Formal and legal issues of privacy

Participants : Thibaud Antignac, Denis Butin, Daniel Le Métayer.

  • Privacy by design The privacy by design approach is often praised by lawyers as well as computer scientists as an essential step towards a better privacy protection. The general philosophy of privacy by design is that privacy should not be treated as an afterthought but rather as a first-class requirement during the design of a system. The approach has been applied in different areas such as smart metering, electronic traffic pricing, ubiquitous computing or location based services. More generally, it is possible to identify a number of core principles that are widely accepted and can form a basis for privacy by design. For example, the Organization for Economic Co-operation and Development (OECD) has put forward principles such as the consent, limitation of use, data quality, security and accountability. One must admit however that the take-up of privacy by design in the industry is still rather limited. This situation is partly due to legal and economic reasons: as long as the law does not impose binding commitments, ICT providers and data collectors do not have sufficient incentives to invest into privacy by design. The situation on the legal side might change in Europe though because the regulation proposed by the European Commission in January 2012 (to replace the European Directive 95/46/EC), which is currently under discussion, includes binding commitments on privacy by design.

    But the reasons for the lack of adoption of privacy by design are not only legal and economic: even though computer scientists have devised a wide range of privacy enhancing tools, no general methodology is available to integrate them in a consistent way to meet a set of privacy requirements. The next challenge in this area is thus to go beyond individual cases and to establish sound foundations and methodologies for privacy by design. As a first step in this direction, we have focused on the data minimization principle which stipulates that the collection should be limited to the pieces of data strictly necessary for the purpose, and we have proposed a framework to reason about the choices of architecture and their impact in terms of privacy. The first strategic choices are the allocation of the computation tasks to the nodes of the architecture and the types of communications between the nodes. For example, data can be encrypted or hashed, either to protect their confidentiality or to provide guarantees with respect to their correctness or origin. The main benefit of a centralized architecture for the “central” actor is that he can trust the result because he keeps full control over its computation. However, the loss of control by a single actor in decentralized architectures can be offset by extra requirements ensuring that errors (or frauds) can be detected a posteriori. In order to help the designer grasp the combination of possible options, our framework provides means to express the parameters to be taken into account (the service to be performed, the actors involved, their respective requirements, etc.) and an inference system to derive properties such as the possibility for an actor to detect potential errors (or frauds) in the computation of a variable. This inference system can be used in the design phase to check if an architecture meets the requirements of the parties or to point out conflicting requirements.

  • Accountability

    The principle of accountability, which was introduced three decades ago in the OECD guidelines, has been enjoying growing popularity over the last few years as a solution to mitigate the loss of control by increasing transparency of data processing.
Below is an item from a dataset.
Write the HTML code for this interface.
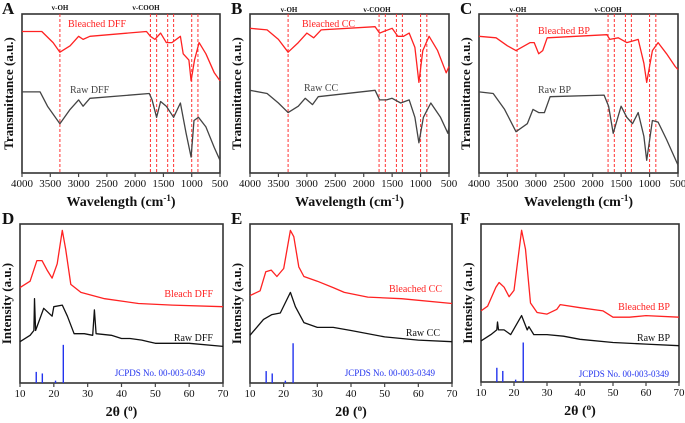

At the European level, the Article 29 Working Group published an opinion dedicated to the matter two years ago and the principle is expected to be enshrined in the upcoming European data protection regulation. But the term “accountability” is used with different meanings by different actors and the principle itself has been questioned by some authors as providing deceptive protections and also possibly introducing new risks in terms of privacy. We have studied the different interpretations of the notion of accountability following a multidisciplinary approach and we have argued that strong accountability should be a cornerstone of future data protection regulations. By strong accountability we mean a principle of accountability which

    • applies not only to policies and procedures, but also to practices, thus providing means to oversee the effective processing of the personal data, not only the promises of the data controller and its organisational measures to meet them;

    • is supported by precise binding commitments enshrined in law;

    • involves audits by independent entities.

    Strong accountability should benefit all stakeholders: data subjects, data controllers, and even data protection authorities whose workload should be considerably streamlined.

    But accountability is a requirement to be taken into account from the initial design phase of a system because of its strong impact on the implementation of the log architecture. Using real-world scenarios, we have shown that decisions about log architectures are actually nontrivial. We have addressed the question of what information should be included in logs to make their a posteriori compliance analysis meaningful. We have shown how log content choices and accountability definitions mutually affect each other and incites service providers to rethink up to what extent they can be held responsible. These different aspects are synthesized into guidelines to avoid common pitfalls in accountable log design. This analysis is based on case studies performed on our implementation of the PPL policy language.

  • Verification of privacy properties The increasing official use of security protocols for electronic voting deepens the need for their trustworthiness, hence for their formal verification. The impossibility of linking a voter to her vote, often called voter privacy or ballot secrecy, is the core property of many such protocols. Most existing work relies on equivalence statements in cryptographic extensions of process calculi. We have proposed the first theorem-proving based verification of voter privacy which overcomes some of the limitations inherent to process calculi-based analysis. Unlinkability between two pieces of information is specified as an extension to the Inductive Method for security protocol verification in Isabelle/HOL. New message operators for association extraction and synthesis are defined. Proving voter privacy demanded substantial effort and provided novel insights into both electronic voting protocols themselves and the analysed security goals. The central proof elements have been shown to be reusable for different protocols with minimal interaction.

  • Privacy and discrimination

    The interactions between personal data protection, privacy and protection against discriminations are increasingly numerous and complex. For example, there is no doubt that misuses of personal data can adversely affect privacy and self-development (for example, resulting in the unwanted disclosure of personal data to third parties, in identity theft, or harassment through email or phone calls), or lead to a loss of choices or opportunities (for example, enabling a recruiter to obtain information over the Internet about political opinions or religious beliefs of a candidate and to use this information against him). It could even be suggested that privacy breaches and discriminations based on data processing are probably the two most frequent and the most serious types of consequences of personal data breaches. We have studied these interactions from a multidisciplinary (legal and technical) perspective and argued that an extended application of the application of non-discrimination regulations could help strengthening data protection. We have have analysed and compared personal data protection, privacy and protection against discriminations considering both the types of data concerned and the modus operandi (a priori versus a posteriori controls, actors in charge of the control, etc.). From this comparison, we have drawn some conclusions with respect to their relative effectiveness and argued that a posteriori controls on the use of personal data should be strengthened and the victims of data misuse should get compensations which are significant enough to represent a deterrence for data controllers. We have also advocated the establishment of stronger connections between anti-discrimination and data protection laws, in particular to ensure that any data processing leading to unfair differences of treatments between individuals is prohibited and can be effectively punished.